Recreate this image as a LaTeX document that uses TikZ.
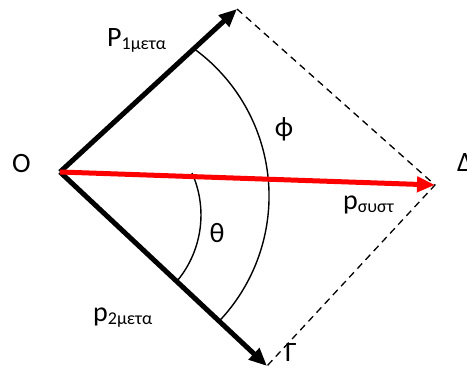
\documentclass[tikz,border=0pt]{standalone}
\usepackage{fontspec}
\setmainfont{Carlito}
\usetikzlibrary{arrows.meta}
\newcommand{\lbl}{\fontsize{28}{30}\selectfont}
\newcommand{\sublbl}[1]{\raisebox{-3pt}{\fontsize{18}{20}\selectfont #1}}
\begin{document}
\begin{tikzpicture}[x=1pt, y=1pt,
    vec/.style={line width=5pt, -{Triangle[length=18pt, width=15pt]}},
    sumvec/.style={vec, red},
    angarc/.style={line width=1.4pt},
    guide/.style={line width=1.3pt, dash pattern=on 7pt off 5pt}]
  \useasboundingbox (0,0) rectangle (467,369);

  % Points
  \coordinate (O) at (60,197);
  \coordinate (A) at (237,360);
  \coordinate (D) at (435,184);
  \coordinate (G) at (267,3);

  % Dashed sides
  \draw[guide] (A) -- (D) -- (G);

  % Angle arcs
  \draw[angarc] (195.3,319.3) arc[start angle=53.5, end angle=-43.9, radius=182];
  \draw[angarc] (192,196) arc[start angle=24.1, end angle=-39.1, radius=103];

  % Vectors
  \draw[vec] (O) -- (A);
  \draw[vec] (O) -- (G);
  \draw[sumvec] (O) -- (D);

  % Labels
  \node[anchor=base west, inner sep=0pt, font=\lbl] (lO) at (12,196) {O};
  \node[anchor=base west, inner sep=0pt, font=\lbl] (lD) at (457,197) {Δ};
  \node[anchor=base west, inner sep=0pt, font=\lbl] (lG) at (285,7) {Γ};
  \node[anchor=base west, inner sep=0pt, font=\lbl] (lP1) at (107,322) {P\sublbl{1μετα}};
  \node[anchor=base west, inner sep=0pt, font=\lbl] (lP2) at (93,47) {p\sublbl{2μετα}};
  \node[anchor=base west, inner sep=0pt, font=\lbl] (lPs) at (343,159) {p\sublbl{συστ}};
  \node[font=\lbl] (lphi) at (284,240) {ϕ};
  \node[font=\lbl] (lth) at (217,136) {θ};
\end{tikzpicture}
\end{document}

____

The exercise | Copy each line above precisely, dropping the pictures.

Task output |
Recreate this image as a LaTeX document that uses TikZ.
\documentclass[tikz,border=0pt]{standalone}
\usepackage{fontspec}
\setmainfont{Carlito}
\usetikzlibrary{arrows.meta}
\newcommand{\lbl}{\fontsize{28}{30}\selectfont}
\newcommand{\sublbl}[1]{\raisebox{-3pt}{\fontsize{18}{20}\selectfont #1}}
\begin{document}
\begin{tikzpicture}[x=1pt, y=1pt,
    vec/.style={line width=5pt, -{Triangle[length=18pt, width=15pt]}},
    sumvec/.style={vec, red},
    angarc/.style={line width=1.4pt},
    guide/.style={line width=1.3pt, dash pattern=on 7pt off 5pt}]
  \useasboundingbox (0,0) rectangle (467,369);

  % Points
  \coordinate (O) at (60,197);
  \coordinate (A) at (237,360);
  \coordinate (D) at (435,184);
  \coordinate (G) at (267,3);

  % Dashed sides
  \draw[guide] (A) -- (D) -- (G);

  % Angle arcs
  \draw[angarc] (195.3,319.3) arc[start angle=53.5, end angle=-43.9, radius=182];
  \draw[angarc] (192,196) arc[start angle=24.1, end angle=-39.1, radius=103];

  % Vectors
  \draw[vec] (O) -- (A);
  \draw[vec] (O) -- (G);
  \draw[sumvec] (O) -- (D);

  % Labels
  \node[anchor=base west, inner sep=0pt, font=\lbl] (lO) at (12,196) {O};
  \node[anchor=base west, inner sep=0pt, font=\lbl] (lD) at (457,197) {Δ};
  \node[anchor=base west, inner sep=0pt, font=\lbl] (lG) at (285,7) {Γ};
  \node[anchor=base west, inner sep=0pt, font=\lbl] (lP1) at (107,322) {P\sublbl{1μετα}};
  \node[anchor=base west, inner sep=0pt, font=\lbl] (lP2) at (93,47) {p\sublbl{2μετα}};
  \node[anchor=base west, inner sep=0pt, font=\lbl] (lPs) at (343,159) {p\sublbl{συστ}};
  \node[font=\lbl] (lphi) at (284,240) {ϕ};
  \node[font=\lbl] (lth) at (217,136) {θ};
\end{tikzpicture}
\end{document}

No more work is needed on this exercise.